Set problem: All of the data below should be written out exactly.

Collected material:
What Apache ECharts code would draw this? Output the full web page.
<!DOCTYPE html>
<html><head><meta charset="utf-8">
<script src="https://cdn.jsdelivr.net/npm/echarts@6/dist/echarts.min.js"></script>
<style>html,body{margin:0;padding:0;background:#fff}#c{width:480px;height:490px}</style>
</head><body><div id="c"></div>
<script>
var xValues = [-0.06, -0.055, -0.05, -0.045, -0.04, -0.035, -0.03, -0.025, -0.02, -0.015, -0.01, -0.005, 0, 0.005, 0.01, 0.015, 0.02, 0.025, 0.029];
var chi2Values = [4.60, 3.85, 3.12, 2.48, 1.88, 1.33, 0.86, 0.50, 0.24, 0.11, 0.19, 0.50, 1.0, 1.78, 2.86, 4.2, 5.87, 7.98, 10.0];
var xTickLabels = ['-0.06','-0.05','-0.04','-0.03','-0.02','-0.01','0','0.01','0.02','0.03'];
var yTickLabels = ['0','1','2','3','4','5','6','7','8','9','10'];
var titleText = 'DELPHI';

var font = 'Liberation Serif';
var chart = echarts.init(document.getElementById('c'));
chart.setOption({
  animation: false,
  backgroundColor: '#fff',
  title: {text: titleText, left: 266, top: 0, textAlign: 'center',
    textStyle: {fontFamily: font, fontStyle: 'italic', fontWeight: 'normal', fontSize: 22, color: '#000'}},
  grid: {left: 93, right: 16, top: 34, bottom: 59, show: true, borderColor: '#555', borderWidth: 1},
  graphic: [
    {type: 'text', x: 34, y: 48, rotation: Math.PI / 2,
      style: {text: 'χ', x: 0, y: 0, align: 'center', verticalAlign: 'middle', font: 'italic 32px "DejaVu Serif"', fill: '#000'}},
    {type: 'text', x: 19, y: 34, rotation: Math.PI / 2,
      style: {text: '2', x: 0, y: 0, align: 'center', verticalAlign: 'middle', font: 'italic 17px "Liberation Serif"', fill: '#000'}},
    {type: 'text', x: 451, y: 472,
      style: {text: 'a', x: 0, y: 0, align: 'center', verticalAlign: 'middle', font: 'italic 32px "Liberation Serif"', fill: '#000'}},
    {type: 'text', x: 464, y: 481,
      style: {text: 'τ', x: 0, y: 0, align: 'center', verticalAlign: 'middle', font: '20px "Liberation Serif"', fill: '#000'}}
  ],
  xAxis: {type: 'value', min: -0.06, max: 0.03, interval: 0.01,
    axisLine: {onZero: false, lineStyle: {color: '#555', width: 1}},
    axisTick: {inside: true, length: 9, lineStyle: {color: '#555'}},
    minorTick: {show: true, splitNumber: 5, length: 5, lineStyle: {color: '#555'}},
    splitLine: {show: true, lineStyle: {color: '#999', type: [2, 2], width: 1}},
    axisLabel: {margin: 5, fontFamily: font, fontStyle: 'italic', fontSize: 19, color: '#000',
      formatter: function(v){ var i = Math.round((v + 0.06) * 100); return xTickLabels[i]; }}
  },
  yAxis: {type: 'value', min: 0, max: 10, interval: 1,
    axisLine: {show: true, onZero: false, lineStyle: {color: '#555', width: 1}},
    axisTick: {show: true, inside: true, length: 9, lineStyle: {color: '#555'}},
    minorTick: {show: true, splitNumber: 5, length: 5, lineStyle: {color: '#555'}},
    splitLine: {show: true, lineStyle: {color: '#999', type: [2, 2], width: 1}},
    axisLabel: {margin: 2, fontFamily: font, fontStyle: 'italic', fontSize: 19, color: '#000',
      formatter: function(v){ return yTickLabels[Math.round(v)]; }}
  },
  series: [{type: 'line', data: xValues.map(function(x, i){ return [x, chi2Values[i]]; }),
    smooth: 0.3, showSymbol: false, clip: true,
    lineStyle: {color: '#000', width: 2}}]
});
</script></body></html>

Solution to this problem:
What Apache ECharts code would draw this? Output the full web page.
<!DOCTYPE html>
<html><head><meta charset="utf-8">
<script src="https://cdn.jsdelivr.net/npm/echarts@6/dist/echarts.min.js"></script>
<style>html,body{margin:0;padding:0;background:#fff}#c{width:480px;height:490px}</style>
</head><body><div id="c"></div>
<script>
var xValues = [-0.06, -0.055, -0.05, -0.045, -0.04, -0.035, -0.03, -0.025, -0.02, -0.015, -0.01, -0.005, 0, 0.005, 0.01, 0.015, 0.02, 0.025, 0.029];
var chi2Values = [4.60, 3.85, 3.12, 2.48, 1.88, 1.33, 0.86, 0.50, 0.24, 0.11, 0.19, 0.50, 1.0, 1.78, 2.86, 4.2, 5.87, 7.98, 10.0];
var xTickLabels = ['-0.06','-0.05','-0.04','-0.03','-0.02','-0.01','0','0.01','0.02','0.03'];
var yTickLabels = ['0','1','2','3','4','5','6','7','8','9','10'];
var titleText = 'DELPHI';

var font = 'Liberation Serif';
var chart = echarts.init(document.getElementById('c'));
chart.setOption({
  animation: false,
  backgroundColor: '#fff',
  title: {text: titleText, left: 266, top: 0, textAlign: 'center',
    textStyle: {fontFamily: font, fontStyle: 'italic', fontWeight: 'normal', fontSize: 22, color: '#000'}},
  grid: {left: 93, right: 16, top: 34, bottom: 59, show: true, borderColor: '#555', borderWidth: 1},
  graphic: [
    {type: 'text', x: 34, y: 48, rotation: Math.PI / 2,
      style: {text: 'χ', x: 0, y: 0, align: 'center', verticalAlign: 'middle', font: 'italic 32px "DejaVu Serif"', fill: '#000'}},
    {type: 'text', x: 19, y: 34, rotation: Math.PI / 2,
      style: {text: '2', x: 0, y: 0, align: 'center', verticalAlign: 'middle', font: 'italic 17px "Liberation Serif"', fill: '#000'}},
    {type: 'text', x: 451, y: 472,
      style: {text: 'a', x: 0, y: 0, align: 'center', verticalAlign: 'middle', font: 'italic 32px "Liberation Serif"', fill: '#000'}},
    {type: 'text', x: 464, y: 481,
      style: {text: 'τ', x: 0, y: 0, align: 'center', verticalAlign: 'middle', font: '20px "Liberation Serif"', fill: '#000'}}
  ],
  xAxis: {type: 'value', min: -0.06, max: 0.03, interval: 0.01,
    axisLine: {onZero: false, lineStyle: {color: '#555', width: 1}},
    axisTick: {inside: true, length: 9, lineStyle: {color: '#555'}},
    minorTick: {show: true, splitNumber: 5, length: 5, lineStyle: {color: '#555'}},
    splitLine: {show: true, lineStyle: {color: '#999', type: [2, 2], width: 1}},
    axisLabel: {margin: 5, fontFamily: font, fontStyle: 'italic', fontSize: 19, color: '#000',
      formatter: function(v){ var i = Math.round((v + 0.06) * 100); return xTickLabels[i]; }}
  },
  yAxis: {type: 'value', min: 0, max: 10, interval: 1,
    axisLine: {show: true, onZero: false, lineStyle: {color: '#555', width: 1}},
    axisTick: {show: true, inside: true, length: 9, lineStyle: {color: '#555'}},
    minorTick: {show: true, splitNumber: 5, length: 5, lineStyle: {color: '#555'}},
    splitLine: {show: true, lineStyle: {color: '#999', type: [2, 2], width: 1}},
    axisLabel: {margin: 2, fontFamily: font, fontStyle: 'italic', fontSize: 19, color: '#000',
      formatter: function(v){ return yTickLabels[Math.round(v)]; }}
  },
  series: [{type: 'line', data: xValues.map(function(x, i){ return [x, chi2Values[i]]; }),
    smooth: 0.3, showSymbol: false, clip: true,
    lineStyle: {color: '#000', width: 2}}]
});
</script></body></html>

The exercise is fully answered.